Dampak Kezaliman pemerintah lebih merupakan fasad yang digambarkan dalam firman Allah SWT:
]ظَهَرَ الْفَسَادُ فِي الْبَرِّ وَالْبَحْرِ بِمَا كَسَبَتْ أَيْدِي النَّاسِ لِيُذِيقَهُم بَعْضَ الَّذِي عَمِلُوا لَعَلَّهُمْ يَرْجِعُونَ[
Telah tampak kerusakan di darat dan di laut karena perbuatan manusia supaya Allah menimpakan kepada mereka sebagian akibat dari perbuatan mereka agar mereka kembali (ke jalan yang benar) (TQS ar-Rum [30]: 41)
Ayat ini sekaligus menunjukkan sikap yang seharusnya dalam menyikapi semua bentuk fasad, yaitu kembali ke jalan yang benar. Bagi pembuat fasad sikap itu adalah dengan menghentikan perbuatan fasad itu. Itulah sikap yang harus diambil oleh Pemerintah sebagai pembuat fasad itu akibat kebijakan yang keliru.
Masyarakat juga mesti berusaha menghilangkan fasad itu. Untuk itu Islam mensyariatkan agar umat melakukan amar makruf nahi mungkar serta menasihati dan mengoreksi penguasa. Tujuannya agar penguasa segera menghentikan fasad itu dan kembali ke jalan yang benar. Hal itu bukan sebagai sikap reaktif melainkan sebagai upaya memenuhi kewajiban syariah. Allah menyediakan pahala yang besar bagi siapa saja yang melakukan kewajiban itu. Bahkan andai orang yang melakukan itu dibunuh oleh penguasa yang dia nasihati maka dia mendapatkan pahala seperti yang diperoleh Hamzah bin Abdul Muthallib sebagai sayidusy-syuhada (pemimpin para syuhada). Demikian sebagaimana dinyatakan dalam hadis Rasul saw. riwayat Imam Ahmad.

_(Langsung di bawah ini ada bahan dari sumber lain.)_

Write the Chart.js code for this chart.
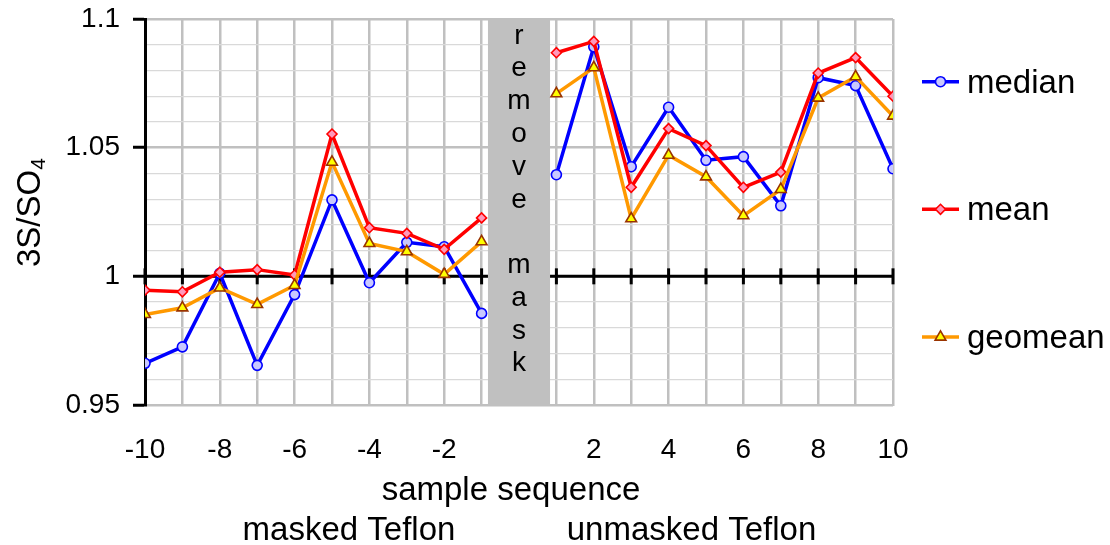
<!DOCTYPE html>
<html><head><meta charset="utf-8">
<script src="https://cdn.jsdelivr.net/npm/chart.js@4.4.0/dist/chart.umd.min.js"></script>
<style>html,body{margin:0;padding:0;background:#fff;}#wrap{width:1110px;height:545px;}</style>
</head><body><div id="wrap"><canvas id="c" width="1110" height="545"></canvas></div>
<script>
const sequence = [-10,-9,-8,-7,-6,-5,-4,-3,-2,-1,1,2,3,4,5,6,7,8,9,10];
const median  = [0.9662,0.9726,1.0012,0.9654,0.9929,1.0297,0.9975,1.0132,1.0115,0.9856,1.0395,1.0892,1.0426,1.0657,1.0451,1.0465,1.0274,1.0772,1.0741,1.0418];
const mean    = [0.9946,0.9940,1.0016,1.0026,1.0005,1.0553,1.0189,1.0167,1.0105,1.0227,1.0869,1.0913,1.0346,1.0574,1.0508,1.0346,1.0405,1.0790,1.0850,1.0700];
const geomean = [0.9852,0.9878,0.9955,0.9891,0.9965,1.0444,1.0128,1.0096,1.0008,1.0135,1.0710,1.0811,1.0224,1.0471,1.0387,1.0236,1.0338,1.0693,1.0776,1.0623];
const seriesNames = ['median','mean','geomean'];
const xTicks = [-10,-9,-8,-7,-6,-5,-4,-3,-2,-1,0,1,2,3,4,5,6,7,8,9,10];
const xTickLabels = [-10,-8,-6,-4,-2,2,4,6,8,10];
const yTicks = [0.95,0.96,0.97,0.98,0.99,1.00,1.01,1.02,1.03,1.04,1.05,1.06,1.07,1.08,1.09,1.10];
const yTickLabels = [0.95,1,1.05,1.1];
const maskBand = [-0.83, 0.83];
const maskText = ['r','e','m','o','v','e','','m','a','s','k'];
const xTitle = 'sample sequence';
const groupLabels = ['masked Teflon','unmasked Teflon'];

const FF = "'Liberation Sans', Arial, Helvetica, sans-serif";
const near = (a,b)=>Math.abs(a-b)<1e-6;
const isMajorY = v => yTickLabels.some(t=>near(t,v));
const pts = arr => sequence.map((x,i)=>({x:x,y:arr[i]}));
const gapSeg = {borderColor: c => (c.p0.parsed.x < 0 && c.p1.parsed.x > 0) ? 'rgba(0,0,0,0)' : undefined};

const styles = [
  {borderColor:'#0000ff', pointBackgroundColor:'#c8c8ff', pointBorderColor:'#0000ff', pointStyle:'circle', pointRadius:5, order:3},
  {borderColor:'#ff0000', pointBackgroundColor:'#ff99bb', pointBorderColor:'#ff0000', pointStyle:'rectRot', pointRadius:5, order:2},
  {borderColor:'#ff9900', pointBackgroundColor:'#ffff00', pointBorderColor:'#993300', pointStyle:'triangle', pointRadius:6.2, order:1}
];
const seriesData = [median, mean, geomean];
const datasets = seriesData.map((arr,i)=>Object.assign({
  label: seriesNames[i], data: pts(arr), borderWidth:3.5, pointBorderWidth:1.6,
  tension:0, fill:false, segment: gapSeg
}, styles[i]));

const annot = {
  id:'annot',
  beforeDatasetsDraw(chart){
    const {ctx, chartArea:a, scales:{x,y}} = chart;
    const y1 = y.getPixelForValue(1);
    ctx.save();
    ctx.strokeStyle='#000'; ctx.lineWidth=3;
    ctx.beginPath(); ctx.moveTo(a.left, y1); ctx.lineTo(a.right, y1); ctx.stroke();
    xTicks.forEach(v=>{ const px=x.getPixelForValue(v); ctx.beginPath(); ctx.moveTo(px,y1-8); ctx.lineTo(px,y1+8); ctx.stroke(); });
    const bl = x.getPixelForValue(maskBand[0]), br = x.getPixelForValue(maskBand[1]);
    ctx.fillStyle='#c0c0c0';
    ctx.fillRect(bl, a.top, br-bl, a.bottom-a.top);
    ctx.fillStyle='#000'; ctx.font='28px '+FF; ctx.textAlign='center'; ctx.textBaseline='alphabetic';
    const cx=(bl+br)/2;
    maskText.forEach((t,i)=>{ if(t) ctx.fillText(t, cx, a.top+24.7+i*32.77); });
    ctx.restore();
  },
  afterDraw(chart){
    const {ctx} = chart;
    ctx.save();
    ctx.fillStyle='#000'; ctx.textBaseline='alphabetic';
    ctx.save();
    ctx.translate(40, 267); ctx.rotate(-Math.PI/2);
    ctx.textAlign='left'; ctx.font='33px '+FF;
    ctx.fillText('3S/SO',0,0);
    const w = ctx.measureText('3S/SO').width;
    ctx.font='21px '+FF; ctx.fillText('4', w, 5);
    ctx.restore();
    ctx.font='33px '+FF; ctx.textAlign='center';
    ctx.fillText(xTitle, 511, 500);
    ctx.fillText(groupLabels[0], 349, 540);
    ctx.fillText(groupLabels[1], 691.5, 540);
    const ly=[81.7,209.3,337];
    chart.data.datasets.forEach((d,i)=>{
      ctx.strokeStyle=d.borderColor; ctx.lineWidth=3.5;
      ctx.beginPath(); ctx.moveTo(922,ly[i]); ctx.lineTo(959,ly[i]); ctx.stroke();
      ctx.fillStyle=d.pointBackgroundColor; ctx.strokeStyle=d.pointBorderColor; ctx.lineWidth=1.6;
      Chart.helpers.drawPoint(ctx,{pointStyle:d.pointStyle, radius:d.pointRadius, rotation:0, borderWidth:1.6}, 940.5, ly[i]);
      ctx.fillStyle='#000'; ctx.textAlign='left'; ctx.font='33px '+FF;
      ctx.fillText(d.label, 967, ly[i]+11);
    });
    ctx.restore();
  }
};

new Chart(document.getElementById('c'), {
  type:'line',
  data:{datasets},
  plugins:[annot],
  options:{
    responsive:false, animation:false, devicePixelRatio:1,
    layout:{padding:{top:19,right:217,left:0,bottom:0}},
    plugins:{legend:{display:false}, tooltip:{enabled:false}},
    scales:{
      x:{type:'linear', min:-10, max:10,
        afterFit:s=>{s.height=140; s.paddingLeft=0; s.paddingRight=0;},
        afterBuildTicks:s=>{s.ticks=xTicks.map(v=>({value:v}));},
        ticks:{autoSkip:false, maxRotation:0, padding:28, color:'#000', font:{size:28,family:FF},
          callback:v=> xTickLabels.includes(v) ? String(v) : ''},
        grid:{color:'#c0c0c0', lineWidth:2.5, drawTicks:false},
        border:{display:true, color:'#c0c0c0', width:2}
      },
      y:{type:'linear', min:0.95, max:1.1,
        afterFit:s=>{s.width=145; s.paddingTop=0; s.paddingBottom=0;},
        afterBuildTicks:s=>{s.ticks=yTicks.map(v=>({value:v}));},
        ticks:{autoSkip:false, padding:13, color:'#000', font:{size:28,family:FF},
          callback:v=> isMajorY(v) ? String(Math.round(v*100)/100) : ''},
        grid:{color:c=> isMajorY(c.tick.value)?'#c0c0c0':'#d9d9d9',
              lineWidth:c=> isMajorY(c.tick.value)?2.5:1.2,
              tickColor:c=> isMajorY(c.tick.value)?'#000':'rgba(0,0,0,0)',
              tickLength:12, tickWidth:3},
        border:{display:true, color:'#000', width:3}
      }
    }
  }
});
</script></body></html>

Jadi, fasad berupa berbagai UU liberal yang menyengsarakan umat serta ketundukan pemerintah yang pro-asing dan aseng itu harus disikapi dengan sabar yang disertai dengan ikhtiar untuk mengubah keadaan. Sikap sabar yang pasif dan diam terhadap kefasadan, selain tidak sesuai dengan tuntunan syariah, juga mengandung bahaya besar. Sikap diam masyarakat akan dimaknai oleh Pemerintah sebagai bentuk penerimaan dan dukungan masyarakat atas tindakan fasad itu. Sikap ini akan membuat Pemerintah makin berani membuat berbagai macam kefasadan yang lainnya.
Oleh sebab itu umat harus bersuara dan tak boleh diam. Jika makin banyak dari umat ini yang bersuara, jika jutaan orang menyatakan penolakan dan protes termasuk dalam bentuk turun ke jalan, niscaya akan diperhatikan dan boleh jadi membuat Pemerintah membatalkan kebijakan fasadnya itu. Lebih dari itu, yang harus menjadi patokan, melakukan amar makruf nahi mungkar serta menasihati dan mengoreksi penguasa merupakan kewajiban dari Allah Subhanahu wa Ta’ala kepada kita. Dalam hal itu, Allah tidak akan menghisab kita apakah nasihat dan koreksi yang kita sampaikan itu digubris oleh penguasa atau tidak. Yang justru bakal Allah hisab adalah sikap diam kita terhadap kezaliman dan fasad yang dibuat penguasa.
Jika ada yang mengatakan bahwa mana ada penguasa yang berniat menyusahkan atau menzalimi rakyatnya, maka ungkapan itu tidak perlu diperhatikan. Sebab, dalam hal kefasadan itu, yang tahu niat dan motivasi sesungguhnya adalah pelakunya dan Allah SWT. Yang harus dilihat adalah kenyataan dari kefasadan itu dan dampaknya bagi umat. Kaidah yang masyhur mengatakan, “Nahnu nahkumu bi zhahir walLâh ya’lamu syarâ’ir (Kita menghukumi yang nyata dan Allahlah yang Maha mengetahui yang tersembunyi).”